++++ Data lines

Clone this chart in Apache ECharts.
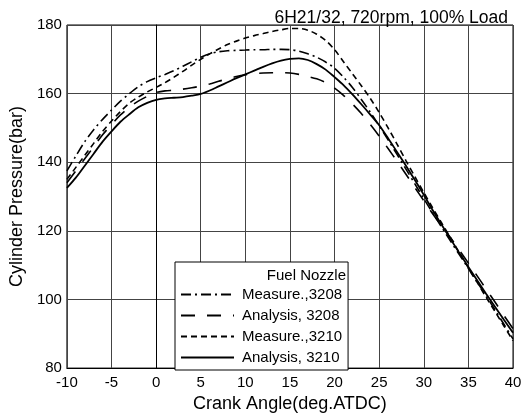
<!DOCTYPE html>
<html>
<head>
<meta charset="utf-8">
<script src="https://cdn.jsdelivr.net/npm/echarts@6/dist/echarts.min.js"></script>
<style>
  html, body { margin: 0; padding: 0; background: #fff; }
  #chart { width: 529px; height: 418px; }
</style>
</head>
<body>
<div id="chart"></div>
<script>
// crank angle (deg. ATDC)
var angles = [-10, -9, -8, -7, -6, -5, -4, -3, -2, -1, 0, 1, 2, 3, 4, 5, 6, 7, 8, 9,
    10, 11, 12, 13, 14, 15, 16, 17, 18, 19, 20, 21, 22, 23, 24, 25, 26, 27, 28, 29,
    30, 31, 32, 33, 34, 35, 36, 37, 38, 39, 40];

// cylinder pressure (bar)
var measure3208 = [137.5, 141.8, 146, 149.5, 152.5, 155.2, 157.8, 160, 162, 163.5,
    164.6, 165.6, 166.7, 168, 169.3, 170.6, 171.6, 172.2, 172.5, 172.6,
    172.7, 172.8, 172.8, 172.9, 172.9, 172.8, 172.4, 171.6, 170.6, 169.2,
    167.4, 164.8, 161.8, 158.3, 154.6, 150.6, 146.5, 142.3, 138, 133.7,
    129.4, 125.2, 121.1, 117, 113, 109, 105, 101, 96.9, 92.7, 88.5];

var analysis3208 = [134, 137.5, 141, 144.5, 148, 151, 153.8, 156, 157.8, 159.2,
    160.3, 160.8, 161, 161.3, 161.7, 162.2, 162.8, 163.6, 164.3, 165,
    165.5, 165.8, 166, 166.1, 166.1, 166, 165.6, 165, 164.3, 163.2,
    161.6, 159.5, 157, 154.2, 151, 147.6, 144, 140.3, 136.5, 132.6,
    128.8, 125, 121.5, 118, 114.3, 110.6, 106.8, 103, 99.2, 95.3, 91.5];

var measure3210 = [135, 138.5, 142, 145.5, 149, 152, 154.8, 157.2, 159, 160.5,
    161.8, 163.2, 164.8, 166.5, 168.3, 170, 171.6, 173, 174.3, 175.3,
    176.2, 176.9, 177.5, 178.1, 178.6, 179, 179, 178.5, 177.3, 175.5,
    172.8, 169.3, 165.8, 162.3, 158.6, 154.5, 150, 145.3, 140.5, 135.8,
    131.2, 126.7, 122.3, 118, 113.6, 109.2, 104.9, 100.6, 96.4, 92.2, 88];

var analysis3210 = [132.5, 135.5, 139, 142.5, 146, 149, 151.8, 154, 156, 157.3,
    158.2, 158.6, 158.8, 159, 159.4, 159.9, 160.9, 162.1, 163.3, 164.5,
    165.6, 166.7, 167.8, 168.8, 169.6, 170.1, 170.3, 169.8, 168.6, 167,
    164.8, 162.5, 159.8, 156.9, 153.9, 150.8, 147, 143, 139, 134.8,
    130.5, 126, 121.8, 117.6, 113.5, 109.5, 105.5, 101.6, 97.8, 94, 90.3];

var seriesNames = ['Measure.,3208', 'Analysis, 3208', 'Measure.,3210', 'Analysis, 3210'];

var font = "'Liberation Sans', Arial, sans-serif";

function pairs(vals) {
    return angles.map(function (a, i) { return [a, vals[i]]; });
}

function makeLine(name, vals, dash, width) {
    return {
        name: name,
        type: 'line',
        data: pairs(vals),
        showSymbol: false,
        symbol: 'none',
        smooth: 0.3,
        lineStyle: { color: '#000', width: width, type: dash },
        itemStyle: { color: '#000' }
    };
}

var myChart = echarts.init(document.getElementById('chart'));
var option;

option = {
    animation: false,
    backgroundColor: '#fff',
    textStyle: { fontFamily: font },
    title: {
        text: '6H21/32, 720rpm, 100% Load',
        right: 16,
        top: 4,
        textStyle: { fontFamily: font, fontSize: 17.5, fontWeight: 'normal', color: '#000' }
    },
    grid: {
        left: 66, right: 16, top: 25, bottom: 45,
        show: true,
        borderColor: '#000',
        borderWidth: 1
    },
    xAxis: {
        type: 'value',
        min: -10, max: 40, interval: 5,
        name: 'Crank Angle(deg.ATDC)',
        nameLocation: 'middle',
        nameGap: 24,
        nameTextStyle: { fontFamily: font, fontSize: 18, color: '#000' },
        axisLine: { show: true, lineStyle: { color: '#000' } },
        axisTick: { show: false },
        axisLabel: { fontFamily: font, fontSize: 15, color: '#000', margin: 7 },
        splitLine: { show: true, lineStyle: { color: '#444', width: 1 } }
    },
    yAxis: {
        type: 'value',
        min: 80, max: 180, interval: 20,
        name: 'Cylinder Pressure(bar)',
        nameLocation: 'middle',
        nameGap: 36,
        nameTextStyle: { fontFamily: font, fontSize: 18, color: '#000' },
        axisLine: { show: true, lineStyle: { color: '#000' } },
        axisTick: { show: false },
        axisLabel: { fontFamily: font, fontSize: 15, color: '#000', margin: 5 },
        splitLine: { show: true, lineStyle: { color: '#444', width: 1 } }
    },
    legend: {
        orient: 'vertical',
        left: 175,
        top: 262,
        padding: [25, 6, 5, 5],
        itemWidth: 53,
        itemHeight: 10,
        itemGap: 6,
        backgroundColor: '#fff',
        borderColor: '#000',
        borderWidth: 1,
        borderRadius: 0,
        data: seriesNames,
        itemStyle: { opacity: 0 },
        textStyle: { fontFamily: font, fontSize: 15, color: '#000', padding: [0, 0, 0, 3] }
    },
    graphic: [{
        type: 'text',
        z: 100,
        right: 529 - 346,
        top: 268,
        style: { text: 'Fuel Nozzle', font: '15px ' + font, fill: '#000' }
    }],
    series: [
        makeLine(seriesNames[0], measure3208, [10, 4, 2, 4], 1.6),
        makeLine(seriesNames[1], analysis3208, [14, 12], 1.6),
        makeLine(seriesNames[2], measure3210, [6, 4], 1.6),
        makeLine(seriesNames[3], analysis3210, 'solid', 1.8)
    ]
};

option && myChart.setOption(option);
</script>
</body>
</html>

++++++++

■ **Task goal**
Skip the pictures, then retype every line above exactly.

■ **Exercise response**
Clone this chart in Apache ECharts.
<!DOCTYPE html>
<html>
<head>
<meta charset="utf-8">
<script src="https://cdn.jsdelivr.net/npm/echarts@6/dist/echarts.min.js"></script>
<style>
  html, body { margin: 0; padding: 0; background: #fff; }
  #chart { width: 529px; height: 418px; }
</style>
</head>
<body>
<div id="chart"></div>
<script>
// crank angle (deg. ATDC)
var angles = [-10, -9, -8, -7, -6, -5, -4, -3, -2, -1, 0, 1, 2, 3, 4, 5, 6, 7, 8, 9,
    10, 11, 12, 13, 14, 15, 16, 17, 18, 19, 20, 21, 22, 23, 24, 25, 26, 27, 28, 29,
    30, 31, 32, 33, 34, 35, 36, 37, 38, 39, 40];

// cylinder pressure (bar)
var measure3208 = [137.5, 141.8, 146, 149.5, 152.5, 155.2, 157.8, 160, 162, 163.5,
    164.6, 165.6, 166.7, 168, 169.3, 170.6, 171.6, 172.2, 172.5, 172.6,
    172.7, 172.8, 172.8, 172.9, 172.9, 172.8, 172.4, 171.6, 170.6, 169.2,
    167.4, 164.8, 161.8, 158.3, 154.6, 150.6, 146.5, 142.3, 138, 133.7,
    129.4, 125.2, 121.1, 117, 113, 109, 105, 101, 96.9, 92.7, 88.5];

var analysis3208 = [134, 137.5, 141, 144.5, 148, 151, 153.8, 156, 157.8, 159.2,
    160.3, 160.8, 161, 161.3, 161.7, 162.2, 162.8, 163.6, 164.3, 165,
    165.5, 165.8, 166, 166.1, 166.1, 166, 165.6, 165, 164.3, 163.2,
    161.6, 159.5, 157, 154.2, 151, 147.6, 144, 140.3, 136.5, 132.6,
    128.8, 125, 121.5, 118, 114.3, 110.6, 106.8, 103, 99.2, 95.3, 91.5];

var measure3210 = [135, 138.5, 142, 145.5, 149, 152, 154.8, 157.2, 159, 160.5,
    161.8, 163.2, 164.8, 166.5, 168.3, 170, 171.6, 173, 174.3, 175.3,
    176.2, 176.9, 177.5, 178.1, 178.6, 179, 179, 178.5, 177.3, 175.5,
    172.8, 169.3, 165.8, 162.3, 158.6, 154.5, 150, 145.3, 140.5, 135.8,
    131.2, 126.7, 122.3, 118, 113.6, 109.2, 104.9, 100.6, 96.4, 92.2, 88];

var analysis3210 = [132.5, 135.5, 139, 142.5, 146, 149, 151.8, 154, 156, 157.3,
    158.2, 158.6, 158.8, 159, 159.4, 159.9, 160.9, 162.1, 163.3, 164.5,
    165.6, 166.7, 167.8, 168.8, 169.6, 170.1, 170.3, 169.8, 168.6, 167,
    164.8, 162.5, 159.8, 156.9, 153.9, 150.8, 147, 143, 139, 134.8,
    130.5, 126, 121.8, 117.6, 113.5, 109.5, 105.5, 101.6, 97.8, 94, 90.3];

var seriesNames = ['Measure.,3208', 'Analysis, 3208', 'Measure.,3210', 'Analysis, 3210'];

var font = "'Liberation Sans', Arial, sans-serif";

function pairs(vals) {
    return angles.map(function (a, i) { return [a, vals[i]]; });
}

function makeLine(name, vals, dash, width) {
    return {
        name: name,
        type: 'line',
        data: pairs(vals),
        showSymbol: false,
        symbol: 'none',
        smooth: 0.3,
        lineStyle: { color: '#000', width: width, type: dash },
        itemStyle: { color: '#000' }
    };
}

var myChart = echarts.init(document.getElementById('chart'));
var option;

option = {
    animation: false,
    backgroundColor: '#fff',
    textStyle: { fontFamily: font },
    title: {
        text: '6H21/32, 720rpm, 100% Load',
        right: 16,
        top: 4,
        textStyle: { fontFamily: font, fontSize: 17.5, fontWeight: 'normal', color: '#000' }
    },
    grid: {
        left: 66, right: 16, top: 25, bottom: 45,
        show: true,
        borderColor: '#000',
        borderWidth: 1
    },
    xAxis: {
        type: 'value',
        min: -10, max: 40, interval: 5,
        name: 'Crank Angle(deg.ATDC)',
        nameLocation: 'middle',
        nameGap: 24,
        nameTextStyle: { fontFamily: font, fontSize: 18, color: '#000' },
        axisLine: { show: true, lineStyle: { color: '#000' } },
        axisTick: { show: false },
        axisLabel: { fontFamily: font, fontSize: 15, color: '#000', margin: 7 },
        splitLine: { show: true, lineStyle: { color: '#444', width: 1 } }
    },
    yAxis: {
        type: 'value',
        min: 80, max: 180, interval: 20,
        name: 'Cylinder Pressure(bar)',
        nameLocation: 'middle',
        nameGap: 36,
        nameTextStyle: { fontFamily: font, fontSize: 18, color: '#000' },
        axisLine: { show: true, lineStyle: { color: '#000' } },
        axisTick: { show: false },
        axisLabel: { fontFamily: font, fontSize: 15, color: '#000', margin: 5 },
        splitLine: { show: true, lineStyle: { color: '#444', width: 1 } }
    },
    legend: {
        orient: 'vertical',
        left: 175,
        top: 262,
        padding: [25, 6, 5, 5],
        itemWidth: 53,
        itemHeight: 10,
        itemGap: 6,
        backgroundColor: '#fff',
        borderColor: '#000',
        borderWidth: 1,
        borderRadius: 0,
        data: seriesNames,
        itemStyle: { opacity: 0 },
        textStyle: { fontFamily: font, fontSize: 15, color: '#000', padding: [0, 0, 0, 3] }
    },
    graphic: [{
        type: 'text',
        z: 100,
        right: 529 - 346,
        top: 268,
        style: { text: 'Fuel Nozzle', font: '15px ' + font, fill: '#000' }
    }],
    series: [
        makeLine(seriesNames[0], measure3208, [10, 4, 2, 4], 1.6),
        makeLine(seriesNames[1], analysis3208, [14, 12], 1.6),
        makeLine(seriesNames[2], measure3210, [6, 4], 1.6),
        makeLine(seriesNames[3], analysis3210, 'solid', 1.8)
    ]
};

option && myChart.setOption(option);
</script>
</body>
</html>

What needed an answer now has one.